Originally created 01/26/99

Experts study Earth plants, animals for use by space colonists



ANAHEIM, Calif. -- For the first time in history, humans are making serious plans to carry life to other worlds, but experts said Monday it's uncertain whether plants and animals from Earth can thrive and evolve on other planets.

"For a long-term habitation of Mars, you'll have to grow crops, deal with microbes and so forth," said David Morrison of NASA's Ames Research Center. "We have to understand the response of those organisms to the different conditions."

Organisms that evolved in the gravity of Earth may not thrive in the lighter gravity of the moon or Mars, said NASA's Emily R. Morey-Holton. In the one-sixth gravity of the moon and the one-third gravity of Mars, fundamental processes of heat convection and sedimentation change. Also, the surface tension of water, which shatters easily in Earth's gravity, becomes a strong barrier in lighter gravity and could affect basic biological functions.
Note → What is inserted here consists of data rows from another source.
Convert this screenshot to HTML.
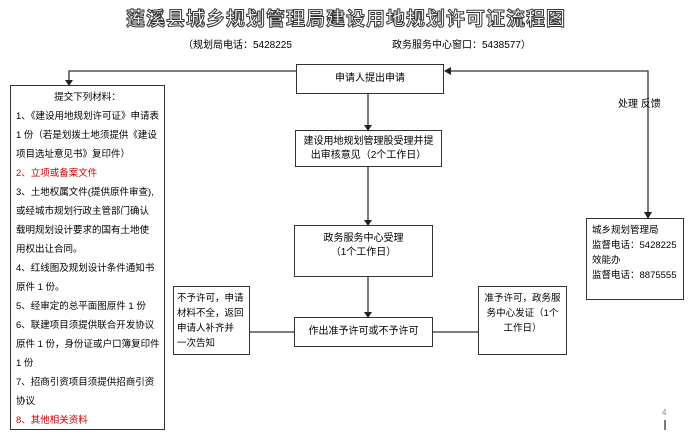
<!DOCTYPE html><html><head><meta charset="utf-8"><style>
body{margin:0;width:692px;height:437px;background:#fff;position:relative;overflow:hidden;font-family:"Liberation Sans","Noto Sans CJK SC",sans-serif;color:#000}
.a{position:absolute}
.b{position:absolute;border:1.5px solid #333;box-sizing:border-box;background:#fff;font-size:10px;line-height:14px;white-space:nowrap}
.r{color:#c00}
</style></head><body>
<div class="a" style="left:0;width:692px;top:4px;text-align:center;font-size:19px;font-weight:bold;color:#fff;-webkit-text-stroke:1px #333;letter-spacing:1px">莲溪县城乡规划管理局建设用地规划许可证流程图</div>
<div class="a" style="left:183px;top:36px;font-size:10px">（规划局电话：5428225</div>
<div class="a" style="left:392px;top:36px;font-size:10px">政务服务中心窗口：5438577）</div>
<svg class="a" style="left:0;top:0" width="692" height="437">
<g stroke="#333" stroke-width="1.3" fill="none">
<polyline points="296,71 69,71 69,82"/>
<polyline points="648,218 648,71 450,71"/>
<line x1="368" y1="93" x2="368" y2="127"/>
<line x1="368" y1="167" x2="368" y2="222"/>
<line x1="368" y1="277" x2="368" y2="314"/>
<line x1="250" y1="332" x2="294" y2="332"/>
<line x1="433" y1="332" x2="478" y2="332"/>
<line x1="665" y1="420" x2="665" y2="430"/>
</g>
<g fill="#222">
<polygon points="65,80 73,80 69,86"/>
<polygon points="644,212 652,212 648,219"/>
<polygon points="444,71 451,67 451,75"/>
<polygon points="364,125 372,125 368,131"/>
<polygon points="364,220 372,220 368,226"/>
<polygon points="364,312 372,312 368,318"/>
</g>
</svg>
<div class="b" style="left:296px;top:64px;width:148px;height:30px;text-align:center;padding-top:7px">申请人提出申请</div>
<div class="b" style="left:295px;top:130px;width:147px;height:37px;text-align:center;padding:4px 0 0">建设用地规划管理股受理并提<br>出审核意见（2个工作日）</div>
<div class="b" style="left:294px;top:225px;width:139px;height:52px;text-align:center;padding-top:6px">政务服务中心受理<br>（1个工作日）</div>
<div class="b" style="left:294px;top:317px;width:139px;height:30px;text-align:center;padding-top:7px">作出准予许可或不予许可</div>
<div class="b" style="left:173px;top:286px;width:77px;height:69px;padding:4px 3px;line-height:15px;font-size:9.5px">不予许可，申请<br>材料不全，返回<br>申请人补齐并<br>一次告知</div>
<div class="b" style="left:478px;top:286px;width:89px;height:69px;padding:4px 3px;text-align:center;line-height:15px;font-size:9.5px">准予许可，政务服<br>务中心发证（1个<br>工作日）</div>
<div class="b" style="left:586px;top:218px;width:98px;height:82px;padding:4px 5px;line-height:15px;font-size:9.5px">城乡规划管理局<br>监督电话：5428225<br>效能办<br>监督电话：8875555</div>
<div class="a" style="left:618px;top:95px;font-size:10px">处理&nbsp;反馈</div>
<div class="b" style="left:10px;top:85px;width:155px;height:345px;padding:2px 5px;line-height:19px;font-size:9.5px">
<div style="text-align:center">提交下列材料：</div>
1、《建设用地规划许可证》申请表<br>
1 份（若是划拨土地须提供《建设<br>
项目选址意见书》复印件）<br>
<span class="r">2、立项或备案文件</span><br>
3、土地权属文件(提供原件审查),<br>
或经城市规划行政主管部门确认<br>
载明规划设计要求的国有土地使<br>
用权出让合同。<br>
4、红线图及规划设计条件通知书<br>
原件 1 份。<br>
5、经审定的总平面图原件 1 份<br>
6、联建项目须提供联合开发协议<br>
原件 1 份，身份证或户口簿复印件<br>
1 份<br>
7、招商引资项目须提供招商引资<br>
协议<br>
<span class="r">8、其他相关资料</span>
</div>
<div class="a" style="left:662px;top:408px;font-size:8px;color:#888">4</div>
</body></html>
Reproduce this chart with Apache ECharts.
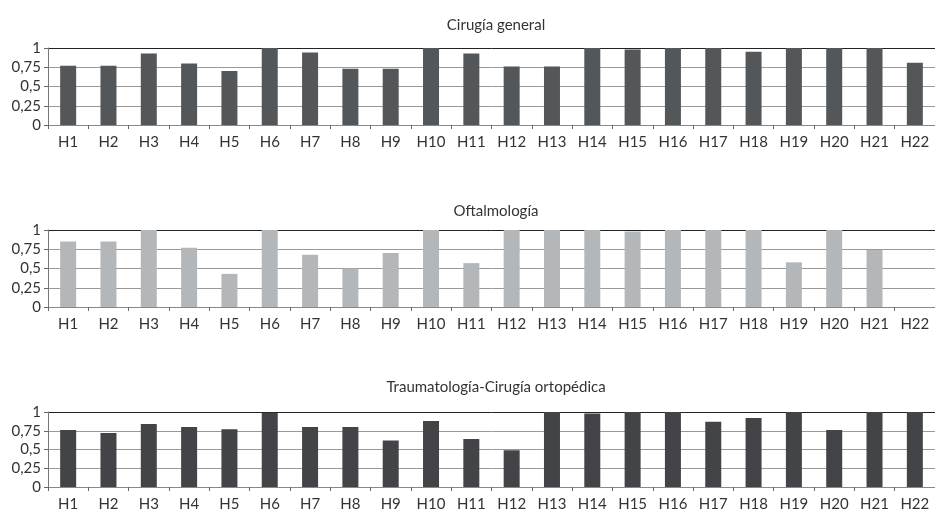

"We don't know the effect of these changes," said Morey-Holton. "We have to learn if Earth organisms can live and evolve in these changed conditions."

For instance, Morey-Holton said, researchers found that tadpoles hatched in orbit never developed lungs. In the low gravity, the surface tension on air bubbles became so strong that the tadpoles could not punch through to breath, she said. "They would hit the bubbles and just bounce off."

In another orbital experiment, a type of mustard plant failed to thrive in space because water droplets clustered about the roots, blocking absorption of nutrients. Again, the cause is thought to be the enhanced surface tension of the water droplets.

Changes in gravity could also affect how genes work and could even affect evolution, said Morey-Holton.

"Some researchers are looking for gravity-dependent genes," she said. "There is concern that in a different gravity some genes may fail to turn on while others could shut down."

Such actions could dramatically alter a plant or animal or even cause lethal changes, she said.

In one orbital experiment, several generations of human kidney cells were cultured and researchers have found that the genes in the space grown cells changed. Just how the changes would affect the cells is not known.

"If we find gravity-sensitive genes, there is no reason why we can't have designer organisms that would be viable in the new environment," said Morey-Holton. In effect, Earth plants or animals could be genetically altered so they would thrive in the changed conditions of Mars and would then be put on board a space-age ark that would carry colonists to the Red Planet.

NASA is planning a series of experiments on the International Space Station to find Earth organisms best suited for Mars. Plants and animals will be grown through several generations and then analyzed for genetic changes, said Morrison.

The NASA officials spoke during a meeting of the American Association for the Advancement of Science.